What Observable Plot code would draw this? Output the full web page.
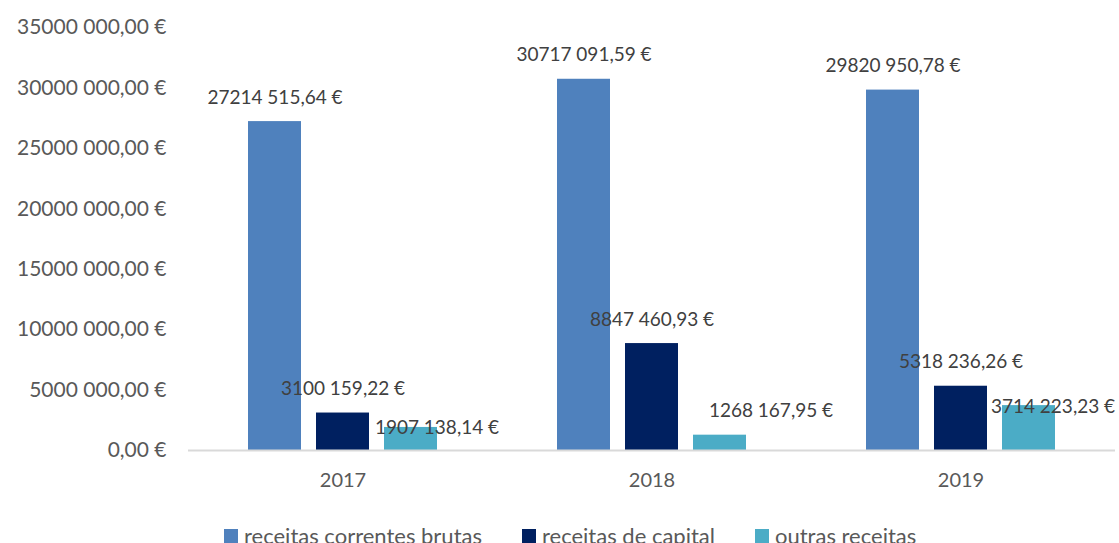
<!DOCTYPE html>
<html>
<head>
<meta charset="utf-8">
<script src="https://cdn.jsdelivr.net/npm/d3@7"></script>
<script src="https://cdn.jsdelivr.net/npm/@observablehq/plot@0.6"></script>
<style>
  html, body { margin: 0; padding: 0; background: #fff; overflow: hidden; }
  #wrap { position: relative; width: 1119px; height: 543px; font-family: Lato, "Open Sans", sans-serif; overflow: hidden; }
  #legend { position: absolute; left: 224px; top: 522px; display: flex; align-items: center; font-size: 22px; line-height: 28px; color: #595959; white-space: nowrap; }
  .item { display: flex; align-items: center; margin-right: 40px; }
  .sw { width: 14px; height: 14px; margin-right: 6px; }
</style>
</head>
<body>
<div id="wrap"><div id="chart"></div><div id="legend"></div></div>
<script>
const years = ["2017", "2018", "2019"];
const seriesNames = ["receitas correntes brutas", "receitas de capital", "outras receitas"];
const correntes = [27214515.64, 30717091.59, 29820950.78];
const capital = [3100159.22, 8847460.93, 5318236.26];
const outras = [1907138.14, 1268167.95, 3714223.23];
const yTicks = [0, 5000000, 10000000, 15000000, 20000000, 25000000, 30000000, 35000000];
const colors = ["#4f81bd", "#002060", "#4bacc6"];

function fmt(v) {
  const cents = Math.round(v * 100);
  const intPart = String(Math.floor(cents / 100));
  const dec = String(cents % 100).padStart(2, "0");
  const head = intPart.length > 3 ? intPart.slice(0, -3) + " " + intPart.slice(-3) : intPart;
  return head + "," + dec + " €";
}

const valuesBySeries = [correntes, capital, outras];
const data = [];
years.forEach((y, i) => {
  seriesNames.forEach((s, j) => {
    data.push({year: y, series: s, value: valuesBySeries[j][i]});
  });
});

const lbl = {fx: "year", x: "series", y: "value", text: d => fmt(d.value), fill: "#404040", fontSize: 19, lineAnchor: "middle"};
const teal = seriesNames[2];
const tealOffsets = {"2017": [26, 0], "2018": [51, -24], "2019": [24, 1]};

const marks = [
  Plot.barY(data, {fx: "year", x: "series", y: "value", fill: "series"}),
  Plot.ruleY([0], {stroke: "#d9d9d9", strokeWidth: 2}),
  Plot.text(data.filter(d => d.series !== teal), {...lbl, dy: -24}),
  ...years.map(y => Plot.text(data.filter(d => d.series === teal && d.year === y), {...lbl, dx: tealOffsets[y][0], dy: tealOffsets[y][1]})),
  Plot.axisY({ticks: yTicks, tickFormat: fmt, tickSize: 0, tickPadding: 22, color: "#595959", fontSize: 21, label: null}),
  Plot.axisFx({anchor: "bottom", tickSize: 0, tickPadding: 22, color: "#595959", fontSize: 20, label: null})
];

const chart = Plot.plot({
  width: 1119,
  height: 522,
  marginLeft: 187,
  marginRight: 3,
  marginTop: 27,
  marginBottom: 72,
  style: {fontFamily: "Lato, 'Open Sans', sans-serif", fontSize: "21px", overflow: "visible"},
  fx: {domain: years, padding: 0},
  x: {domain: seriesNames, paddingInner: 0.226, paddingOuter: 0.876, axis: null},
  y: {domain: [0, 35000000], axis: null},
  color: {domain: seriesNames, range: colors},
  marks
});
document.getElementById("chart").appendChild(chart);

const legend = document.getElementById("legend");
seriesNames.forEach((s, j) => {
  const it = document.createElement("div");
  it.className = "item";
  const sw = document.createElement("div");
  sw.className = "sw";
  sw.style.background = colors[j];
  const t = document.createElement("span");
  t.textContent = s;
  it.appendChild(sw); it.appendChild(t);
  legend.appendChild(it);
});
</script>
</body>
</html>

- - - -

(Problem description):
Repeat the lines above exactly, and keep every picture out.

(Task result):
What Observable Plot code would draw this? Output the full web page.
<!DOCTYPE html>
<html>
<head>
<meta charset="utf-8">
<script src="https://cdn.jsdelivr.net/npm/d3@7"></script>
<script src="https://cdn.jsdelivr.net/npm/@observablehq/plot@0.6"></script>
<style>
  html, body { margin: 0; padding: 0; background: #fff; overflow: hidden; }
  #wrap { position: relative; width: 1119px; height: 543px; font-family: Lato, "Open Sans", sans-serif; overflow: hidden; }
  #legend { position: absolute; left: 224px; top: 522px; display: flex; align-items: center; font-size: 22px; line-height: 28px; color: #595959; white-space: nowrap; }
  .item { display: flex; align-items: center; margin-right: 40px; }
  .sw { width: 14px; height: 14px; margin-right: 6px; }
</style>
</head>
<body>
<div id="wrap"><div id="chart"></div><div id="legend"></div></div>
<script>
const years = ["2017", "2018", "2019"];
const seriesNames = ["receitas correntes brutas", "receitas de capital", "outras receitas"];
const correntes = [27214515.64, 30717091.59, 29820950.78];
const capital = [3100159.22, 8847460.93, 5318236.26];
const outras = [1907138.14, 1268167.95, 3714223.23];
const yTicks = [0, 5000000, 10000000, 15000000, 20000000, 25000000, 30000000, 35000000];
const colors = ["#4f81bd", "#002060", "#4bacc6"];

function fmt(v) {
  const cents = Math.round(v * 100);
  const intPart = String(Math.floor(cents / 100));
  const dec = String(cents % 100).padStart(2, "0");
  const head = intPart.length > 3 ? intPart.slice(0, -3) + " " + intPart.slice(-3) : intPart;
  return head + "," + dec + " €";
}

const valuesBySeries = [correntes, capital, outras];
const data = [];
years.forEach((y, i) => {
  seriesNames.forEach((s, j) => {
    data.push({year: y, series: s, value: valuesBySeries[j][i]});
  });
});

const lbl = {fx: "year", x: "series", y: "value", text: d => fmt(d.value), fill: "#404040", fontSize: 19, lineAnchor: "middle"};
const teal = seriesNames[2];
const tealOffsets = {"2017": [26, 0], "2018": [51, -24], "2019": [24, 1]};

const marks = [
  Plot.barY(data, {fx: "year", x: "series", y: "value", fill: "series"}),
  Plot.ruleY([0], {stroke: "#d9d9d9", strokeWidth: 2}),
  Plot.text(data.filter(d => d.series !== teal), {...lbl, dy: -24}),
  ...years.map(y => Plot.text(data.filter(d => d.series === teal && d.year === y), {...lbl, dx: tealOffsets[y][0], dy: tealOffsets[y][1]})),
  Plot.axisY({ticks: yTicks, tickFormat: fmt, tickSize: 0, tickPadding: 22, color: "#595959", fontSize: 21, label: null}),
  Plot.axisFx({anchor: "bottom", tickSize: 0, tickPadding: 22, color: "#595959", fontSize: 20, label: null})
];

const chart = Plot.plot({
  width: 1119,
  height: 522,
  marginLeft: 187,
  marginRight: 3,
  marginTop: 27,
  marginBottom: 72,
  style: {fontFamily: "Lato, 'Open Sans', sans-serif", fontSize: "21px", overflow: "visible"},
  fx: {domain: years, padding: 0},
  x: {domain: seriesNames, paddingInner: 0.226, paddingOuter: 0.876, axis: null},
  y: {domain: [0, 35000000], axis: null},
  color: {domain: seriesNames, range: colors},
  marks
});
document.getElementById("chart").appendChild(chart);

const legend = document.getElementById("legend");
seriesNames.forEach((s, j) => {
  const it = document.createElement("div");
  it.className = "item";
  const sw = document.createElement("div");
  sw.className = "sw";
  sw.style.background = colors[j];
  const t = document.createElement("span");
  t.textContent = s;
  it.appendChild(sw); it.appendChild(t);
  legend.appendChild(it);
});
</script>
</body>
</html>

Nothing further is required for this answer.